→ To do
Collect all lines below with the string "this".

→ Input material
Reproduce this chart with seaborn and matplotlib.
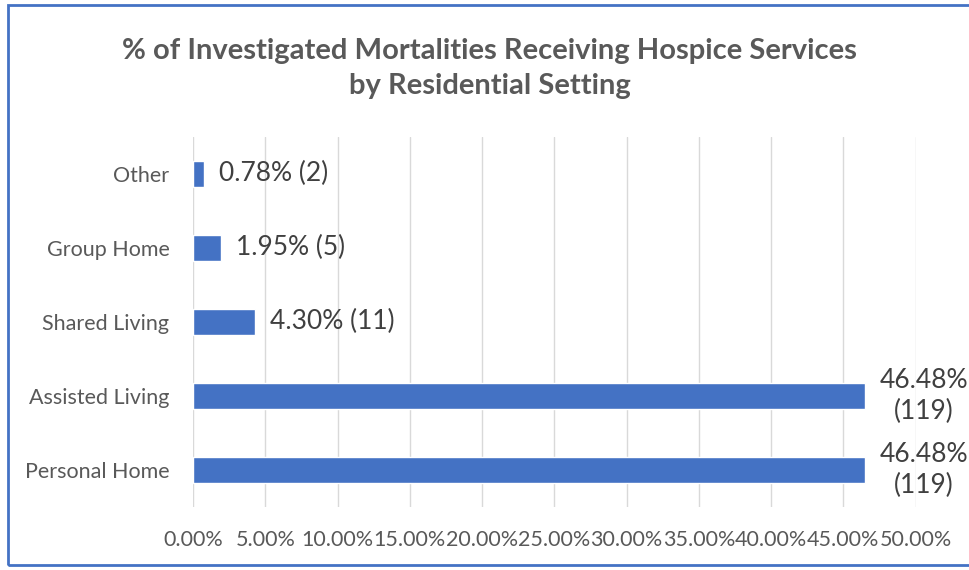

---

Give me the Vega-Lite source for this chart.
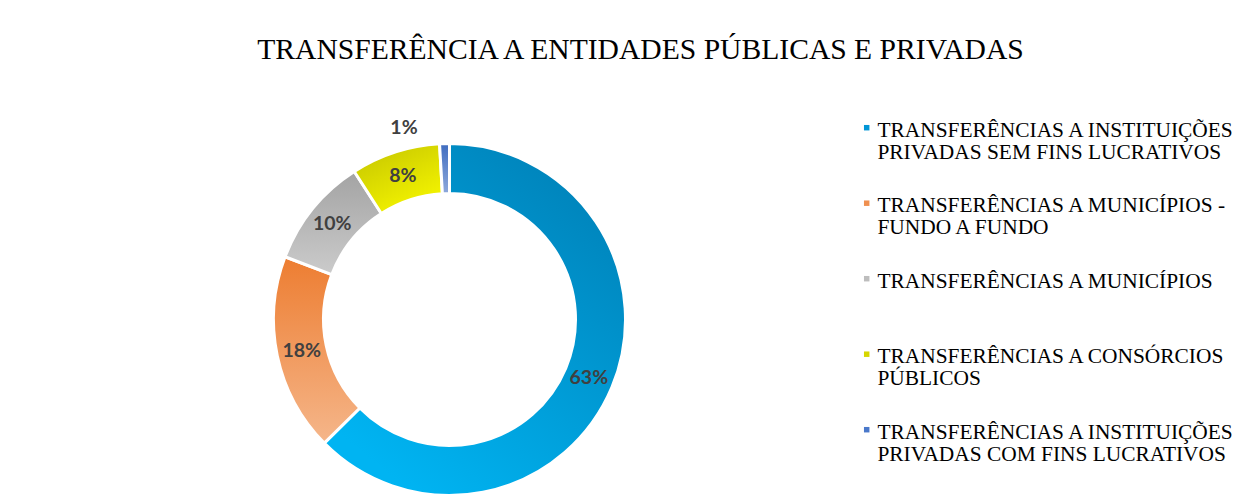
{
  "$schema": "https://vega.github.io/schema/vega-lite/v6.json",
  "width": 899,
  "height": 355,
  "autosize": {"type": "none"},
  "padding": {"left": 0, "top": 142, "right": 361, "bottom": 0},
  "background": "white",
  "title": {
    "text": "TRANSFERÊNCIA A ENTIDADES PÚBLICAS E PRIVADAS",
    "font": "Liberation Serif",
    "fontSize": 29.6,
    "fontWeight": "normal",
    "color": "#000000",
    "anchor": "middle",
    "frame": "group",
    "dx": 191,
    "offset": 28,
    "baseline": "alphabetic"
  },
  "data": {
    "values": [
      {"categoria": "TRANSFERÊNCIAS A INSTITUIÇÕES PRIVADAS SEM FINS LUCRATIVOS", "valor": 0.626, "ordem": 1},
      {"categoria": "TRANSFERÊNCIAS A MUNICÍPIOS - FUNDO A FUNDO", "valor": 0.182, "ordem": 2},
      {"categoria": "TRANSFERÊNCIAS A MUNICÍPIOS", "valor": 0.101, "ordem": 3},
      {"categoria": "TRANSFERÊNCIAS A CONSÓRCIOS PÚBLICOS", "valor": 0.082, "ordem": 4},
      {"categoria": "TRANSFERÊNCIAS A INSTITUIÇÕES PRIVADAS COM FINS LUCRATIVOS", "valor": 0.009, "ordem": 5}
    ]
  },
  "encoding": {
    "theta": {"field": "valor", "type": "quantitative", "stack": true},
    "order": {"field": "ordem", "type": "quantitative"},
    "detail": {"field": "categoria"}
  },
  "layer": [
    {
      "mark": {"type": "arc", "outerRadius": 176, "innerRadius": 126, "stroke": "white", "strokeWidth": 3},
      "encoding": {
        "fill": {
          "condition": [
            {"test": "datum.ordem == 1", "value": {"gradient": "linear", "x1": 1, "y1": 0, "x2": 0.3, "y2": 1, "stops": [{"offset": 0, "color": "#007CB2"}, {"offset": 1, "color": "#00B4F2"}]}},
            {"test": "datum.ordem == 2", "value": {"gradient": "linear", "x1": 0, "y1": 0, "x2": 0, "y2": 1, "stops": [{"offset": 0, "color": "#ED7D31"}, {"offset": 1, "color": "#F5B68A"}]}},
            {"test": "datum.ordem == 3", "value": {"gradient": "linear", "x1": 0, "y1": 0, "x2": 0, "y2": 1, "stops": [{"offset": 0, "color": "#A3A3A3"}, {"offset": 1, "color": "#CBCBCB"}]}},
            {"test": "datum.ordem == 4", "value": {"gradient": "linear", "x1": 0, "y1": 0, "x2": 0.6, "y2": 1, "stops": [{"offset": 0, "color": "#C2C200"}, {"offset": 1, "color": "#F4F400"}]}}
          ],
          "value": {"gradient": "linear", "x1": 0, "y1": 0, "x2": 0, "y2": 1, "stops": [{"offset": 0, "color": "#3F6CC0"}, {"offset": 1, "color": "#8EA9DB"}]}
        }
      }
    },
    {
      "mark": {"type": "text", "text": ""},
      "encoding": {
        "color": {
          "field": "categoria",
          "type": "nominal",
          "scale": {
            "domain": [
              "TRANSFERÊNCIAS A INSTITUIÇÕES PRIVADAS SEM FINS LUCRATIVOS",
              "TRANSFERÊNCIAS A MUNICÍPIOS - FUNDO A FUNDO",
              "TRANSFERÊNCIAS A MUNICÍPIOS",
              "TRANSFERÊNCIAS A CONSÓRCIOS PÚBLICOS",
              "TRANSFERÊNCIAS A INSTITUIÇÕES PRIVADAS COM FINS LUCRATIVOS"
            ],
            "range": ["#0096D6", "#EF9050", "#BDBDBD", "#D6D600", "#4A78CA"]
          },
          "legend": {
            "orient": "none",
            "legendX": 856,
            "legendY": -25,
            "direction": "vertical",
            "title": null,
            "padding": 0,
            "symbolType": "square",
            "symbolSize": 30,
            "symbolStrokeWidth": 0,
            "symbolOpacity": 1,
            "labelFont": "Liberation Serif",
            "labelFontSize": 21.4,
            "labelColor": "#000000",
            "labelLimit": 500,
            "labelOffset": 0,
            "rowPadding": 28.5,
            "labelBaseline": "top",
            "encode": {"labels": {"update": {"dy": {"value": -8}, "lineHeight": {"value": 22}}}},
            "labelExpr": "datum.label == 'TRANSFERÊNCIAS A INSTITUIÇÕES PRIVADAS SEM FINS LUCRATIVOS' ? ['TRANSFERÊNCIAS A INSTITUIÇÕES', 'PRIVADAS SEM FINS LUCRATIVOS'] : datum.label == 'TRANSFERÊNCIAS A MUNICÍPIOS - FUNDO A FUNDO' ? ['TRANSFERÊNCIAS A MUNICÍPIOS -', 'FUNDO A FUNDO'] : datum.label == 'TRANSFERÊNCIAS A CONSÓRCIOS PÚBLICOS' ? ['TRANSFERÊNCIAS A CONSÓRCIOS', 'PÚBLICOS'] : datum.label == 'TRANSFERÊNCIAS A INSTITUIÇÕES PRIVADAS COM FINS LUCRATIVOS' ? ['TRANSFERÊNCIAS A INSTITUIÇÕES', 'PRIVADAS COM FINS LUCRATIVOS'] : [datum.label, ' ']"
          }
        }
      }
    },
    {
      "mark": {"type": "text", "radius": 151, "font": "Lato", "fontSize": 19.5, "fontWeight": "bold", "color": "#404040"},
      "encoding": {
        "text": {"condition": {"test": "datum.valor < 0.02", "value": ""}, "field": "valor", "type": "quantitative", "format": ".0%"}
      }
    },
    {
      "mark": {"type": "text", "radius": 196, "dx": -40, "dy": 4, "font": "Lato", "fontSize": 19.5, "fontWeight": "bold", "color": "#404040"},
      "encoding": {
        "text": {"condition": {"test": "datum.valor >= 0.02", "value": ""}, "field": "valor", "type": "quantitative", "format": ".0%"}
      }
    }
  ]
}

* * *

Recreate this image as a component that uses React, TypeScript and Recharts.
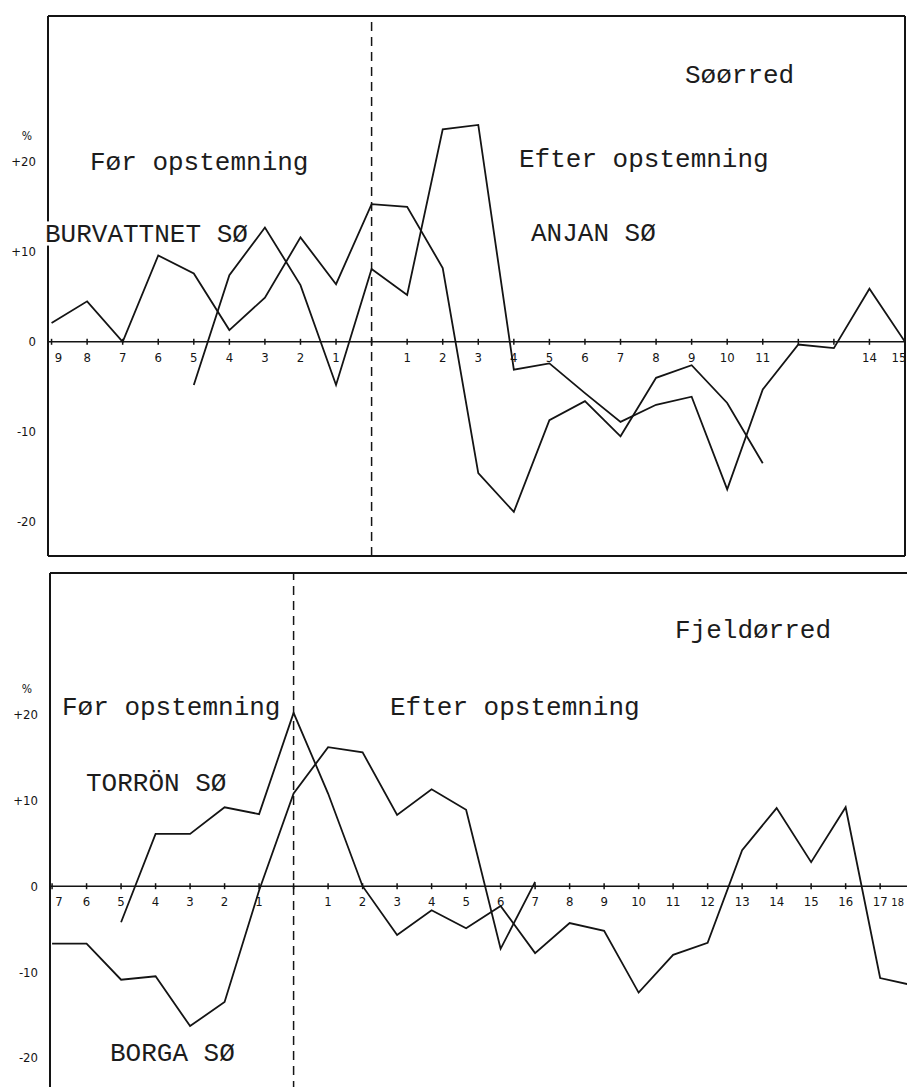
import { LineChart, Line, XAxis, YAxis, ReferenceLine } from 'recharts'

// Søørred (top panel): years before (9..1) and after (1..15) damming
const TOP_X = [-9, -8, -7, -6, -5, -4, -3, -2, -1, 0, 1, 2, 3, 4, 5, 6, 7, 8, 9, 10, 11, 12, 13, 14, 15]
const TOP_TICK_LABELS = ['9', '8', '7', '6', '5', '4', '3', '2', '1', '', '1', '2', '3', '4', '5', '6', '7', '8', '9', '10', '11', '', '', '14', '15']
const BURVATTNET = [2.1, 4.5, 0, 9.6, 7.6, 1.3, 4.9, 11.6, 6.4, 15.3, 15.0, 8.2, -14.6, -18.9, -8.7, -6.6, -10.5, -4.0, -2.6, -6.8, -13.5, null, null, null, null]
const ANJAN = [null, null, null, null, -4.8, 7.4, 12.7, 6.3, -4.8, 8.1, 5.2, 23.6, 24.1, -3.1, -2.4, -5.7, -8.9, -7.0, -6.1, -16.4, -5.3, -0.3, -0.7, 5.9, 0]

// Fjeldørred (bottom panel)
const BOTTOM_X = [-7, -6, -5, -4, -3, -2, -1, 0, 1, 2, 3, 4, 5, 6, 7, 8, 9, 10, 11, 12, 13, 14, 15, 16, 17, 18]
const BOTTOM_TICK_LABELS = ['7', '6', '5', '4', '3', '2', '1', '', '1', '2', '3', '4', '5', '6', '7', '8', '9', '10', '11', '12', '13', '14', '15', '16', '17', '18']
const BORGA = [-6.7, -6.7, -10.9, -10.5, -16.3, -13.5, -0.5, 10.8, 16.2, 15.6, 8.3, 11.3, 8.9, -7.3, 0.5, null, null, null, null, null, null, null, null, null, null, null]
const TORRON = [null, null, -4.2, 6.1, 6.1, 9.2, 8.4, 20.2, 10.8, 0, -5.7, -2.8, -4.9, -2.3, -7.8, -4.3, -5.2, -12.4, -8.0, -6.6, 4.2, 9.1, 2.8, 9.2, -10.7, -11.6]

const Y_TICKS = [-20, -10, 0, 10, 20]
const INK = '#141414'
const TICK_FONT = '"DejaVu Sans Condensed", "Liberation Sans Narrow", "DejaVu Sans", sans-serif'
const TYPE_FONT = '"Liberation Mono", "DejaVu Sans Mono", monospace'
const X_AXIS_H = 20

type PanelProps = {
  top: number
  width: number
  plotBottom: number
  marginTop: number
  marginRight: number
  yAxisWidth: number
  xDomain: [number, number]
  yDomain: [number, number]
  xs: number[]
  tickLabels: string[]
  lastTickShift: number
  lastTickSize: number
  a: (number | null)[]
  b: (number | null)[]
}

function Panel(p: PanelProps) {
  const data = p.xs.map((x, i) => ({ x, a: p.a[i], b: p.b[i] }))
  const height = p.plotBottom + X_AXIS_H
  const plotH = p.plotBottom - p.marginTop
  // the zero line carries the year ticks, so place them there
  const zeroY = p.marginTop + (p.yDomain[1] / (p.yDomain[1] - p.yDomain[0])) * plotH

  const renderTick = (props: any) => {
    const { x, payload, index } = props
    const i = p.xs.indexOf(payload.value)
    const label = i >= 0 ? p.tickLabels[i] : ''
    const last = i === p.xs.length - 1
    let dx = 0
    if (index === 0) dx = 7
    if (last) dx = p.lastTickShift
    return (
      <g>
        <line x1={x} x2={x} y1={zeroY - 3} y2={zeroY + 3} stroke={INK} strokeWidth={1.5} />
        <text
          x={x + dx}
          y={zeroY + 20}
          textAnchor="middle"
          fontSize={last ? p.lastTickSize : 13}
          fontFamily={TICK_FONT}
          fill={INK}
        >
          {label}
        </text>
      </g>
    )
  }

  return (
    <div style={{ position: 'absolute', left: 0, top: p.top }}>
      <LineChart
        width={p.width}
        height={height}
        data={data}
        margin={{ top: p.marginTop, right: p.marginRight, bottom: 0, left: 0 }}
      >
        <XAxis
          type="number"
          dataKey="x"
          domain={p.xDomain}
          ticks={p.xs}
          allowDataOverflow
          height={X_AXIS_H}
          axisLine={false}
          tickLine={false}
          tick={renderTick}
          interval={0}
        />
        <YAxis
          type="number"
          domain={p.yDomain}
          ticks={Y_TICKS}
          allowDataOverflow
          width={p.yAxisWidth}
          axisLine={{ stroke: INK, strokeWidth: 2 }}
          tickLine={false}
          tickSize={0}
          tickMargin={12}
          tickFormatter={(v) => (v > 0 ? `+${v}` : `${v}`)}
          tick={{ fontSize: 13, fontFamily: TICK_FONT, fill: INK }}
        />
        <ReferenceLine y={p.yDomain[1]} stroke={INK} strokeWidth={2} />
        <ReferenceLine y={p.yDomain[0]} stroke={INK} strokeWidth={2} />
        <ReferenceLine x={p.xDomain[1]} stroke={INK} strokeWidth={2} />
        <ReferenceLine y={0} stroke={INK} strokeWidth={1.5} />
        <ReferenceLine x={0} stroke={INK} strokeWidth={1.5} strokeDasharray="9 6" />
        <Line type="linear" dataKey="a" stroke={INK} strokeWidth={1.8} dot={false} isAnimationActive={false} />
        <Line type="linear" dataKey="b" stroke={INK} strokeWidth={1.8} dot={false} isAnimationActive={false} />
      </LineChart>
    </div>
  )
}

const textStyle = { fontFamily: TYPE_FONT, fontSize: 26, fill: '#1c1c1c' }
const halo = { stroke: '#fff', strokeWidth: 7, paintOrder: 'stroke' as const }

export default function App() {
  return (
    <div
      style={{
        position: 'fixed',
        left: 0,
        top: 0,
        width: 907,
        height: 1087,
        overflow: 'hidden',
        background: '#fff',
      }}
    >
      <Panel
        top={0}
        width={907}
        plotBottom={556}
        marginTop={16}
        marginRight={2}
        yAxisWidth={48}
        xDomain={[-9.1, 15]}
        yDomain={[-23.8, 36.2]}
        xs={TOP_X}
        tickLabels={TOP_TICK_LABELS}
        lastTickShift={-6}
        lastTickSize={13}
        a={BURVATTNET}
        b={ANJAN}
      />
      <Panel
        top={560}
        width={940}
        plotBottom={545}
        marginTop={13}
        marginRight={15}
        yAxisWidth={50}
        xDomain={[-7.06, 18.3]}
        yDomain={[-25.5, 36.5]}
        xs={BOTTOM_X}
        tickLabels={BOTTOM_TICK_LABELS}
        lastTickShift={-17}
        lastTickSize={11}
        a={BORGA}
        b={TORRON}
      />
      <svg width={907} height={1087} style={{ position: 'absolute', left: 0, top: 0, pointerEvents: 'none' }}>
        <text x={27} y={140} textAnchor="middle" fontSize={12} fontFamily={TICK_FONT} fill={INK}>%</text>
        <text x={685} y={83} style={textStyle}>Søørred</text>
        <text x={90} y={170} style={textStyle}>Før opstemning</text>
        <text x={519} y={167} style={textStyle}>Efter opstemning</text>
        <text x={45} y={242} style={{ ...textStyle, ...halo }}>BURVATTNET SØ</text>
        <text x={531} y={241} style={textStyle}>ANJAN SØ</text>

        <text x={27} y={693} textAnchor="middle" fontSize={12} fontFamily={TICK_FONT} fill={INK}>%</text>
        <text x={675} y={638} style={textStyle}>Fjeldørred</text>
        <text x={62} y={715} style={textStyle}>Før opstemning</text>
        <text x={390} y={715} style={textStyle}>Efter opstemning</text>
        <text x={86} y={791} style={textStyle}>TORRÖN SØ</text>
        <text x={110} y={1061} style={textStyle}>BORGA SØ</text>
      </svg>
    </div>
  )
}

→ Answer to the problem
Reproduce this chart with seaborn and matplotlib.
Give me the Vega-Lite source for this chart.
Recreate this image as a component that uses React, TypeScript and Recharts.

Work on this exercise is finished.